Task to complete - Look below and pull out each line with the word "React".

Information provided -
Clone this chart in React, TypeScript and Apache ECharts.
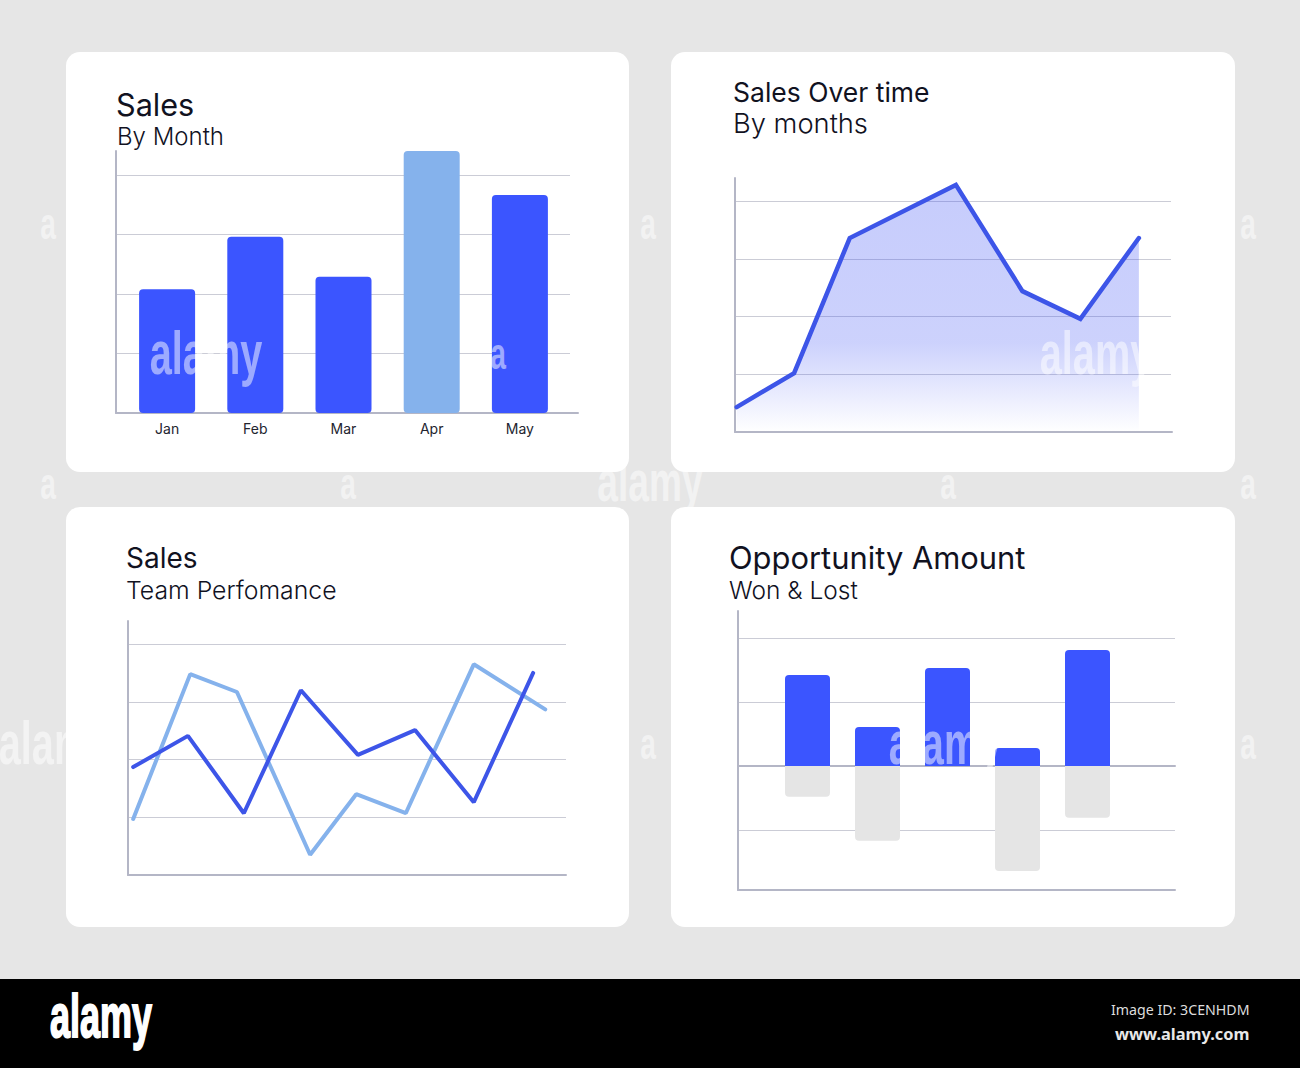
import React, { useEffect, useRef } from "react";
import * as echarts from "echarts";

const BLUE = "#3b55ff";
const LINE_BLUE = "#3d55e8";
const LIGHT = "#85b2ec";
const GREY = "#e6e6e6";
const AXIS = "#b4b6c6";
const GRIDLINE = "#cbccd6";
const FONT = "Inter, 'Noto Sans', sans-serif";
const LOGO_FONT = "'Liberation Sans', sans-serif";

const months = ["Jan", "Feb", "Mar", "Apr", "May"];
const monthSales = [2.08, 2.96, 2.29, 4.4, 3.66];

const overTime = [
  [0.03, 0.43], [1.03, 1.02], [2.0, 3.36], [3.85, 4.28], [5.01, 2.44], [6.02, 1.96], [7.04, 3.36],
];

const teamA = [
  [0.09, 1.87], [1.04, 2.41], [2.01, 1.07], [3.0, 3.2], [3.99, 2.08], [4.98, 2.51], [6.0, 1.26], [7.03, 3.5],
];
const teamB = [
  [0.09, 0.97], [1.08, 3.48], [1.89, 3.17], [3.16, 0.35], [3.96, 1.4], [4.82, 1.07], [6.0, 3.65], [7.24, 2.87],
];

const deals = ["A", "B", "C", "D", "E"];
const won = [1.42, 0.61, 1.53, 0.28, 1.81];
const lost = [-0.48, -1.17, 0, -1.64, -0.81];

const titles = [
  { text: "Sales", x: 116, y: 89, size: 30.6, weight: 400 },
  { text: "By Month", x: 117, y: 124, size: 24, weight: 300 },
  { text: "Sales Over time", x: 733, y: 78, size: 26.5, weight: 400 },
  { text: "By months", x: 733, y: 110, size: 27.3, weight: 300 },
  { text: "Sales", x: 126, y: 544, size: 28, weight: 400 },
  { text: "Team Perfomance", x: 126, y: 577, size: 24.8, weight: 300 },
  { text: "Opportunity Amount", x: 729, y: 542, size: 30.9, weight: 400 },
  { text: "Won & Lost", x: 729, y: 577, size: 24.5, weight: 300 },
];

const cards = [
  [66, 52, 563, 420],
  [671, 52, 564, 420],
  [66, 507, 563, 420],
  [671, 507, 564, 420],
];

const marks = [
  ["alamy", 206, 353, 62], ["alamy", 1096, 353, 62], ["alamy", 650, 481, 58],
  ["alamy", 55, 743, 62], ["alamy", 945, 743, 62],
  ["a", 48, 224, 44], ["a", 648, 224, 44], ["a", 1248, 224, 44],
  ["a", 48, 484, 44], ["a", 348, 484, 44], ["a", 948, 484, 44], ["a", 1248, 484, 44],
  ["a", 648, 744, 44], ["a", 1248, 744, 44], ["a", 498, 354, 44],
] as const;

const grid = (l: number, r: number, t: number, b: number) => ({
  left: l, width: r - l, top: t, height: b - t, containLabel: false,
});
const hiddenValue = (gridIndex: number, min: number, max: number) => ({
  type: "value", gridIndex, min, max, show: false,
});
const frameAxes = (gridIndex: number) => {
  const line = { show: true, onZero: false, lineStyle: { color: AXIS, width: 2 } };
  const common = {
    type: "value", gridIndex, min: 0, max: 1,
    axisLine: line, axisTick: { show: false }, axisLabel: { show: false }, splitLine: { show: false },
  };
  return { x: { ...common }, y: { ...common } };
};
const gridY = (gridIndex: number, min: number, max: number) => ({
  type: "value", gridIndex, min, max, interval: 1,
  axisLine: { show: false }, axisTick: { show: false }, axisLabel: { show: false },
  splitLine: { show: true, showMinLine: false, showMaxLine: false, lineStyle: { color: GRIDLINE, width: 1 } },
});

export default function App() {
  const ref = useRef<HTMLDivElement>(null);
  useEffect(() => {
    document.body.style.margin = "0";
    const chart = echarts.init(ref.current!, null, { renderer: "svg" });
    const f1 = frameAxes(0), f2 = frameAxes(3), f3 = frameAxes(5), f4 = frameAxes(7);
    const option: any = {
      animation: false,
      backgroundColor: GREY,
      title: titles.map((t) => ({
        text: t.text, left: t.x, top: t.y, padding: 0,
        textStyle: { fontFamily: FONT, fontSize: t.size, fontWeight: t.weight, color: "#11121f" },
      })),
      grid: [
        grid(116, 578, 151, 413), grid(116, 570, 151, 413), grid(123, 564, 151, 413),
        grid(735, 1172, 178, 432), grid(735, 1171, 178, 432),
        grid(128, 566, 621, 875), grid(128, 566, 621, 875),
        grid(738, 1175, 611, 890), grid(738, 1175, 611, 894), grid(772.5, 1122.5, 611, 894),
      ],
      xAxis: [
        f1.x,
        hiddenValue(1, 0, 1),
        {
          type: "category", gridIndex: 2, data: months,
          axisLine: { show: false }, axisTick: { show: false },
          axisLabel: { color: "#23242f", fontSize: 14, fontFamily: FONT, margin: 8 },
        },
        f2.x,
        hiddenValue(4, 0, 7.6),
        f3.x,
        hiddenValue(6, 0, 7.6),
        f4.x,
        {
          type: "value", gridIndex: 8, min: 0, max: 1,
          axisLine: { show: true, onZero: true, lineStyle: { color: AXIS, width: 2 } },
          axisTick: { show: false }, axisLabel: { show: false }, splitLine: { show: false },
        },
        { type: "category", gridIndex: 9, data: deals, show: false },
      ],
      yAxis: [
        f1.y,
        gridY(1, 0, 4.4),
        hiddenValue(2, 0, 4.4),
        f2.y,
        gridY(4, 0, 4.4),
        f3.y,
        gridY(6, 0, 4.4),
        f4.y,
        gridY(8, -2, 2.42),
        hiddenValue(9, -2, 2.42),
      ],
      series: [
        {
          type: "bar", name: "Sales", xAxisIndex: 2, yAxisIndex: 2, barWidth: 56,
          data: monthSales.map((v, i) => ({
            value: v,
            itemStyle: { color: months[i] === "Apr" ? LIGHT : BLUE, borderRadius: 4 },
          })),
        },
        {
          type: "line", name: "Sales Over time", xAxisIndex: 4, yAxisIndex: 4, data: overTime,
          symbol: "none", lineStyle: { color: LINE_BLUE, width: 4.5, cap: "round", join: "miter" },
          areaStyle: {
            opacity: 1,
            color: new echarts.graphic.LinearGradient(0, 0, 0, 1, [
              { offset: 0, color: "rgba(60,80,245,0.29)" },
              { offset: 0.64, color: "rgba(60,80,245,0.26)" },
              { offset: 1, color: "rgba(60,80,245,0)" },
            ]),
          },
        },
        {
          type: "line", name: "Team B", xAxisIndex: 6, yAxisIndex: 6, data: teamB,
          symbol: "none", lineStyle: { color: LIGHT, width: 4, cap: "round" },
        },
        {
          type: "line", name: "Team A", xAxisIndex: 6, yAxisIndex: 6, data: teamA,
          symbol: "none", lineStyle: { color: LINE_BLUE, width: 4, cap: "round" },
        },
        {
          type: "bar", name: "Won", xAxisIndex: 9, yAxisIndex: 9, stack: "deal", barWidth: 45, data: won,
          itemStyle: { color: BLUE, borderRadius: [4, 4, 0, 0] },
        },
        {
          type: "bar", name: "Lost", xAxisIndex: 9, yAxisIndex: 9, stack: "deal", barWidth: 45, data: lost,
          itemStyle: { color: "#e5e5e5", borderRadius: [0, 0, 4, 4] },
        },
      ],
      graphic: { elements: [
        ...cards.map(([x, y, width, height]) => ({
          type: "rect", z: -10, silent: true, shape: { x, y, width, height, r: 14 }, style: { fill: "#ffffff" },
        })),
        { type: "rect", z: 200, shape: { x: 0, y: 979, width: 1300, height: 89 }, style: { fill: "#000000" } },
        {
          type: "text", z: 201, x: 50, y: 985, scaleX: 0.58,
          style: { text: "alamy", fill: "#ffffff", stroke: "#ffffff", lineWidth: 2, font: `bold 62px ${LOGO_FONT}` },
        },
        {
          type: "text", z: 201, x: 1111, y: 1002,
          style: { text: "Image ID: 3CENHDM", fill: "#dddddd", font: "14.2px 'Noto Sans', sans-serif" },
        },
        {
          type: "text", z: 201, x: 1115, y: 1025,
          style: { text: "www.alamy.com", fill: "#e8e8e8", font: "bold 16.4px 'Noto Sans', sans-serif" },
        },
        ...marks.map(([text, x, y, size]) => ({
          type: "text", z: 100, silent: true, x, y, scaleX: 0.64,
          style: {
            text, fill: "rgba(255,255,255,0.5)",
            align: "center", verticalAlign: "middle",
            font: `bold ${size}px ${LOGO_FONT}`,
          },
        })),
      ] },
    };
    chart.setOption(option);
    return () => chart.dispose();
  }, []);
  return <div ref={ref} style={{ position: "absolute", left: 0, top: 0, width: 1300, height: 1068 }} />;
}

Finished exercise -
Clone this chart in React, TypeScript and Apache ECharts.
import React, { useEffect, useRef } from "react";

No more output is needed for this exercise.